Colmore also told me that before his rickety knees started to fail him, he chased ruffed grouse in Appalachia, birds he claims are tougher to handle than any other gamebird in North America. And his red setters, he says, adapted to them in short order.

His dogs certainly didn't seem to have any problems handling the two coveys of Huns and two flocks of sharptails we saw that morning, although to be fair, his dogs have hunted his ranch so often they probably know every bird on it on a first-name basis. Colmore rarely carries a gun these days. Instead, he runs his setters until he gets a point, flushes the birds, and lets them live for another day of sport. I would be hard pressed to suggest a better way to fine-tune a bird dog.

Colmore has two of his dogs with pro-trainer and field trialer Jason Williams of Georgia. Williams took on Colmore's red setters initially, he told me, because he had to -- training dogs is what he does for a living. But it didn't take him long to turn the corner.

"I trial pointers, but I trial these red setters along with them and I like them," he says. "Those dogs will run. These red setters will run dang near as much as a pointer, some of them will run more than a pointer," he says.

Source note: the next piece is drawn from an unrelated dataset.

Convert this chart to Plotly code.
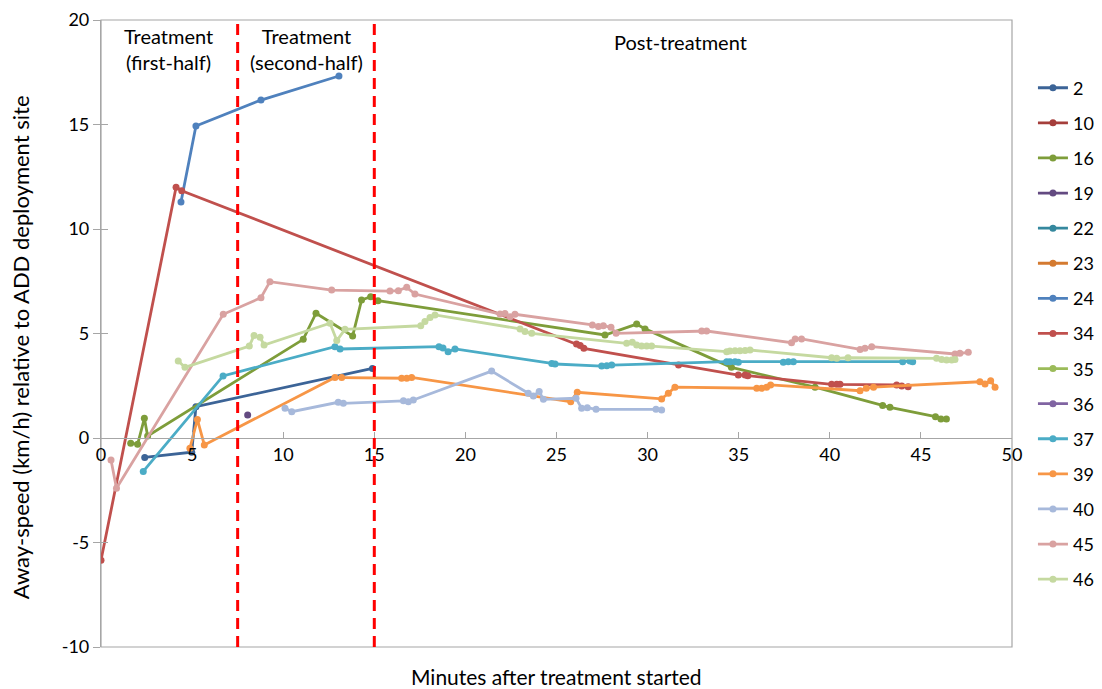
import plotly.graph_objects as go

# ---------------- data ----------------
series_names = ["2", "10", "16", "19", "22", "23", "24", "34", "35", "36", "37", "39", "40", "45", "46"]
series_colors = ["#3C6497", "#A53E3B", "#7E9D3A", "#634A81", "#35889E", "#D47A30",
                 "#4F81BD", "#C0504D", "#9BBB59", "#8064A2", "#4BACC6", "#F79646",
                 "#A7B9DB", "#D9A2A1", "#C5D9A0"]

s2_x = [2.4, 4.98, 5.21, 14.9]
s2_y = [-0.93, -0.68, 1.5, 3.33]

s10_x = []
s10_y = []

s16_x = [1.63, 2.01, 2.38, 2.56, 11.1, 11.8, 13.81, 14.3, 14.8, 15.2,
         27.66, 29.4, 29.86, 34.6, 39.19, 42.9, 43.3, 45.8, 46.1, 46.4]
s16_y = [-0.25, -0.3, 0.94, 0.1, 4.72, 5.97, 4.88, 6.6, 6.76, 6.57,
         4.93, 5.45, 5.22, 3.38, 2.43, 1.55, 1.47, 1.02, 0.91, 0.91]

s19_x = [8.05]
s19_y = [1.1]

s22_x = []
s22_y = []
s23_x = []
s23_y = []

s24_x = [4.39, 5.21, 8.78, 13.06]
s24_y = [11.29, 14.93, 16.17, 17.32]

s34_x = [0, 4.12, 4.43, 26.1, 26.3, 26.5, 31.7, 34.98, 35.35, 35.5,
         40.1, 40.38, 40.56, 43.67, 43.95, 44.3]
s34_y = [-5.85, 12.0, 11.83, 4.5, 4.42, 4.29, 3.49, 3.01, 3.01, 2.98,
         2.57, 2.57, 2.57, 2.54, 2.49, 2.45]

s35_x = []
s35_y = []
s36_x = []
s36_y = []

s37_x = [2.32, 6.7, 12.84, 13.12, 18.55, 18.77, 19.05, 19.43, 24.74, 24.92,
         27.48, 27.76, 28.03, 34.34, 34.52, 34.8, 34.98, 37.45, 37.72, 38.0,
         44.0, 44.4, 44.55]
s37_y = [-1.6, 2.97, 4.37, 4.26, 4.37, 4.31, 4.13, 4.26, 3.57, 3.54,
         3.44, 3.46, 3.49, 3.65, 3.65, 3.65, 3.62, 3.62, 3.65, 3.65,
         3.65, 3.68, 3.65]

s39_x = [4.88, 5.29, 5.67, 12.84, 13.21, 16.5, 16.78, 17.05, 25.78, 26.14,
         30.77, 31.14, 31.5, 35.99, 36.26, 36.53, 36.75, 41.66, 42.0, 42.4,
         48.24, 48.52, 48.83, 49.07]
s39_y = [-0.49, 0.89, -0.33, 2.9, 2.89, 2.86, 2.86, 2.9, 1.74, 2.19,
         1.87, 2.14, 2.43, 2.38, 2.38, 2.43, 2.54, 2.26, 2.38, 2.43,
         2.69, 2.58, 2.74, 2.43]

s40_x = [10.1, 10.47, 13.02, 13.3, 16.6, 16.87, 17.14, 21.44, 23.45, 23.73,
         24.05, 24.28, 26.07, 26.38, 26.69, 27.17, 30.46, 30.77]
s40_y = [1.42, 1.26, 1.71, 1.66, 1.78, 1.74, 1.82, 3.2, 2.14, 2.01,
         2.22, 1.85, 1.9, 1.42, 1.45, 1.37, 1.37, 1.34]

s45_x = [0.55, 0.85, 6.71, 8.78, 9.27, 12.66, 15.86, 16.32, 16.78, 17.23,
         21.9, 22.17, 22.45, 22.72, 26.97, 27.3, 27.57, 27.99, 28.27, 32.97,
         33.24, 37.9, 38.1, 38.45, 41.66, 41.93, 42.3, 46.87, 47.14, 47.6]
s45_y = [-1.05, -2.4, 5.92, 6.71, 7.48, 7.08, 7.03, 7.05, 7.21, 6.89,
         5.93, 5.96, 5.8, 5.92, 5.41, 5.33, 5.37, 5.3, 5.01, 5.12,
         5.12, 4.56, 4.74, 4.74, 4.24, 4.29, 4.37, 4.02, 4.05, 4.1]

s46_x = [4.24, 4.61, 8.14, 8.4, 8.73, 8.95, 12.57, 12.94, 13.39, 17.55,
         17.78, 18.06, 18.33, 23.0, 23.27, 23.64, 28.85, 29.16, 29.4, 29.67,
         29.95, 30.22, 34.34, 34.52, 34.8, 35.07, 35.35, 35.62, 40.1, 40.38,
         41.0, 45.86, 46.14, 46.41, 46.69, 46.87]
s46_y = [3.68, 3.38, 4.4, 4.91, 4.82, 4.45, 5.49, 4.66, 5.2, 5.37,
         5.57, 5.76, 5.89, 5.22, 5.09, 5.01, 4.53, 4.58, 4.45, 4.4,
         4.4, 4.4, 4.13, 4.16, 4.18, 4.18, 4.19, 4.21, 3.84, 3.81,
         3.84, 3.81, 3.76, 3.73, 3.73, 3.76]

series_x = [s2_x, s10_x, s16_x, s19_x, s22_x, s23_x, s24_x, s34_x, s35_x, s36_x,
            s37_x, s39_x, s40_x, s45_x, s46_x]
series_y = [s2_y, s10_y, s16_y, s19_y, s22_y, s23_y, s24_y, s34_y, s35_y, s36_y,
            s37_y, s39_y, s40_y, s45_y, s46_y]

x_ticks = [0, 5, 10, 15, 20, 25, 30, 35, 40, 45, 50]
y_ticks = [-10, -5, 0, 5, 10, 15, 20]
y_tick_labels = ["-10", "-5", "0", "5", "10", "15", "20"]
phase_bounds = [7.5, 15]
phase_labels = ["Treatment<br>(first-half)", "Treatment<br>(second-half)", "Post-treatment"]
phase_label_x = [3.68, 11.3, 31.8]
phase_label_y = [18.6, 18.6, 18.95]

FONT = "Lato, 'Open Sans', sans-serif"
AXIS_GREY = "#A6A6A6"

fig = go.Figure()

for name, col, xs, ys in zip(series_names, series_colors, series_x, series_y):
    fig.add_trace(go.Scatter(
        x=xs if xs else [None], y=ys if ys else [None],
        name=name, mode="lines+markers",
        line=dict(color=col, width=2.8),
        marker=dict(color=col, size=7),
        legendgroup=name,
        showlegend=True,
    ))

for b in phase_bounds:
    fig.add_shape(type="line", xref="x", yref="y", x0=b, x1=b, y0=y_ticks[0], y1=y_ticks[-1],
                  line=dict(color="#FF0000", width=3, dash="11px,7px"), layer="above")

# plot border
fig.add_shape(type="rect", xref="x domain", yref="y domain", x0=0, x1=1, y0=0, y1=1,
              line=dict(color=AXIS_GREY, width=1.2), layer="below")

for txt, lx, ly in zip(phase_labels, phase_label_x, phase_label_y):
    fig.add_annotation(x=lx, y=ly, xref="x", yref="y", text=txt, showarrow=False,
                       yanchor="middle", font=dict(family=FONT, size=20, color="#000000"),
                       align="center")

fig.add_annotation(x=0.5, y=-0.024, xref="paper", yref="paper", yanchor="top",
                   text="Minutes after treatment started", showarrow=False,
                   font=dict(family=FONT, size=21, color="#000000"))

fig.add_annotation(x=-0.0889, y=0.478, xref="paper", yref="paper", xanchor="center",
                   yanchor="middle", textangle=-90,
                   text="Away-speed (km/h) relative to ADD deployment site", showarrow=False,
                   font=dict(family=FONT, size=22, color="#000000"))

fig.update_layout(
    width=1102, height=689,
    margin=dict(l=101, r=90, t=20, b=42, autoexpand=False),
    plot_bgcolor="white", paper_bgcolor="white",
    font=dict(family=FONT, size=17, color="#000000"),
    showlegend=True,
    legend=dict(x=1.023, xanchor="left", y=0.921, yanchor="top",
                font=dict(family=FONT, size=18), tracegroupgap=8.7,
                itemwidth=30, bgcolor="rgba(0,0,0,0)"),
    xaxis=dict(range=[0, 50], tickvals=x_ticks, showgrid=False, zeroline=False,
               anchor="free", position=1/3, showline=True, linecolor=AXIS_GREY, linewidth=1.2,
               ticks="inside", ticklen=6, tickcolor=AXIS_GREY,
               tickfont=dict(family=FONT, size=18)),
    yaxis=dict(range=[-10, 20], tickvals=y_ticks, ticktext=y_tick_labels,
               showgrid=False, zeroline=False,
               showline=True, linecolor=AXIS_GREY, linewidth=1.2,
               ticks="outside", ticklen=7, tickcolor=AXIS_GREY,
               tickfont=dict(family=FONT, size=18)),
    yaxis2=dict(range=[-10, 20], tickvals=y_ticks, overlaying="y", side="left",
                showgrid=False, zeroline=False, showline=False, showticklabels=False,
                ticks="inside", ticklen=7, tickcolor=AXIS_GREY),
)

# dummy trace to activate yaxis2 cross ticks
fig.add_trace(go.Scatter(x=[None], y=[None], yaxis="y2", showlegend=False, hoverinfo="skip"))

fig.write_html("out.html")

"I had a little dog named Frozen Creek Rose and I placed her second in a derby in Montana one summer. If there's a hole in these dogs for me it's that you have to be real careful getting them to point and getting them steady. But as far as runnin' and huntin'€¦you'll never see a better dog runnin' and huntin'."

Perhaps surprisingly for a field trailer, Williams says (and Colmore agrees with him), that red setters are people dogs and do best when kept in the house.

"He keeps those dogs with him," Williams says of Colmore, "and I think that makes a big difference. They're not just kennel dogs, they're personal dogs. They've done pretty good here and they're gonna do better because they're treated like part of the family. But I like the dogs, I sure do. I think there's a place for them."

Over lunch later in the week, Colmore invited me to the plantation he's part owner of and

manages for quail in Alabama. I just may take him up on it. I'd love to hunt over his dogs again. In my line of work, that's called research.